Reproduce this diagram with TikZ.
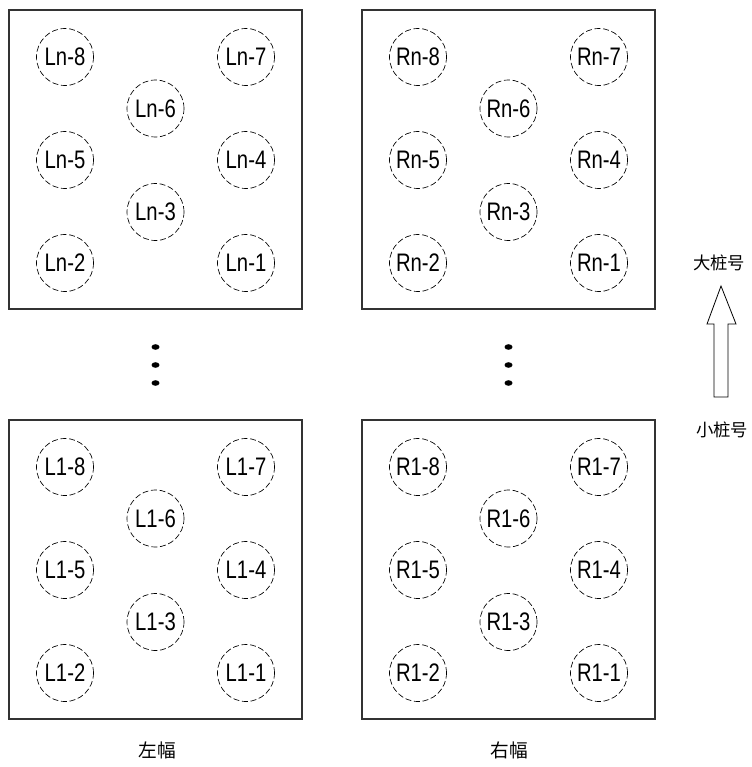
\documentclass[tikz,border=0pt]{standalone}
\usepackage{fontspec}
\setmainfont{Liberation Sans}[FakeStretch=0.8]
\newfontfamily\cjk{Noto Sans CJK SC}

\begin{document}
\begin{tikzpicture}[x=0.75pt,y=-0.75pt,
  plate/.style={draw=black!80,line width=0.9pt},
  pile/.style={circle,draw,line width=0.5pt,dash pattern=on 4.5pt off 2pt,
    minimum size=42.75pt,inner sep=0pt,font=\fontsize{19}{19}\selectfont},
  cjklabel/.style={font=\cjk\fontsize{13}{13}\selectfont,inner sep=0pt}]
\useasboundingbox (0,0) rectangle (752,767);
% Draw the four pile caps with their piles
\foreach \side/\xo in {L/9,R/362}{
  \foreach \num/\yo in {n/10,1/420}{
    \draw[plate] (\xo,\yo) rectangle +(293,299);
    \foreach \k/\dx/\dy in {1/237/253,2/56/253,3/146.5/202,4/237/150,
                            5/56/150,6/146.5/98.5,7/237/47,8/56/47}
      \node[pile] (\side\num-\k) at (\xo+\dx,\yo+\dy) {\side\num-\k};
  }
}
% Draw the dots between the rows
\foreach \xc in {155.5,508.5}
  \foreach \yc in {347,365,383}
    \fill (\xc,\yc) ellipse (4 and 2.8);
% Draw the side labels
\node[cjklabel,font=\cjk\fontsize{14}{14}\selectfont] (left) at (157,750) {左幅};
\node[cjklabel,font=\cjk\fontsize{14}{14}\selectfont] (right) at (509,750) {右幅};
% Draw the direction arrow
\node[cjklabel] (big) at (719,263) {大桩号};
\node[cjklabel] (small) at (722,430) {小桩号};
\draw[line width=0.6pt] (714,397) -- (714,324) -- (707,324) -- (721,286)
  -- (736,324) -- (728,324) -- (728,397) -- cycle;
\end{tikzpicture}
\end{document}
----------
Aim of the task
Lines containing the word "with" must all be returned from the material above.

Answer to this exercise
Reproduce this diagram with TikZ.
% Draw the four pile caps with their piles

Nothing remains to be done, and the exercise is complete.